The licence question in Victoria

This is the part people skip and later regret. In Victoria, plumbing work must be carried out by a licensed or registered plumber regulated by the Victorian Building Authority. It is not a polite suggestion, it is the law, and it exists because dodgy plumbing causes leaks, contamination and the kind of water damage that ruins floors and insurance claims at the same time.

For most plumbing work above a value threshold, the plumber must also issue a compliance certificate. That certificate is your proof the work was done by someone qualified and that it meets the standard. Keep it.
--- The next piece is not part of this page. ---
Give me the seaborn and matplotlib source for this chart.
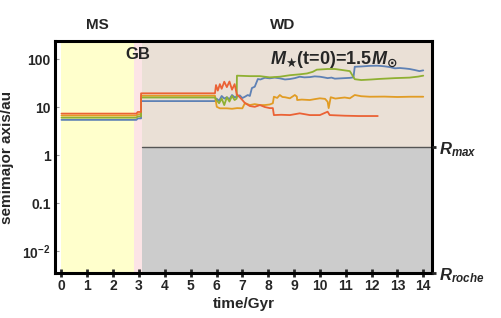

If you ever sell the place or make a claim, a missing certificate turns a simple conversation into an awkward one.

If they cannot show you a licence, do not let them show you an invoice.

The rule of thumb, 2026

Two quick checks before anyone touches a pipe:

  1. Ask for the plumber’s licence or registration number and confirm it is current with the Victorian Building Authority.
  2. For larger jobs, confirm in writing that you will receive a compliance certificate on completion.

Thresholds and certificate rules change, so treat the above as general guidance and confirm the current detail with the VBA or your local council before committing.

How to choose one without the regret

Price is the obvious lever, but the cheapest quote is rarely the one you remember fondly. The plumber who quotes low and vanishes mid-job costs far more than the one who quotes fairly and finishes clean. A few habits stack the odds in your favour.

Get more than one quote. Two or three is plenty, and it tells you fast whether a number is reasonable or someone is reading the room. For anything beyond a quick fix, insist on the scope in writing: what is included, what is not, and what happens if they open a wall and find a surprise. Surprises behind walls are common, and a good plumber tells you how those get priced before they start swinging.

Check that the licence is real and current, not just claimed. Read recent reviews, ask for references on bigger jobs, and be wary of anyone who wants full payment up front or pushes you to skip paperwork. Our guide on how to find a good tradie covers the vetting steps that apply to plumbers, electricians and builders alike.

When you are ready to compare, you can get quotes from licensed Melbourne plumbers and line up a few numbers before you decide. Comparing like for like is the whole game: make sure each quote covers the same scope, the same parts, and the same clean-up.

Emergencies and the bigger jobs

Burst pipes and blocked drains have a talent for arriving at 11pm on a public holiday. After-hours and emergency call-outs carry a premium, sometimes a steep one, so it pays to know who you would call before you actually need them. A name saved in your phone beats frantically searching while the laundry floods.

For planned upgrades, the hot water system is the classic big-ticket item, running anywhere from $1,800 to $5,000 fitted depending on the type and the install. If you are weighing up a switch, the running costs differ sharply between systems, and a more efficient unit can claw back its price over time. Our look at heat pump hot water costs runs through the numbers if you are deciding what to replace an ageing tank with.

Whatever the job, the order of operations is the same: confirm the licence, get the scope and price in writing, and keep the compliance certificate. Boring, yes. Cheaper than the alternative, also yes.

The bottom line

A Melbourne plumber will generally cost you around $100 to $150 an hour plus a call-out, with small jobs near $120 to $350 and a hot water replacement running into the thousands. The money you save long term comes less from chasing the lowest rate and more from hiring someone licensed, getting it in writing, and keeping the paperwork.

This is general information, not personal financial or procurement advice. Prices, thresholds and rules change, so confirm current figures and licensing with the Victorian Building Authority, your local council or the plumber directly before you commit. Figures last checked June 2026.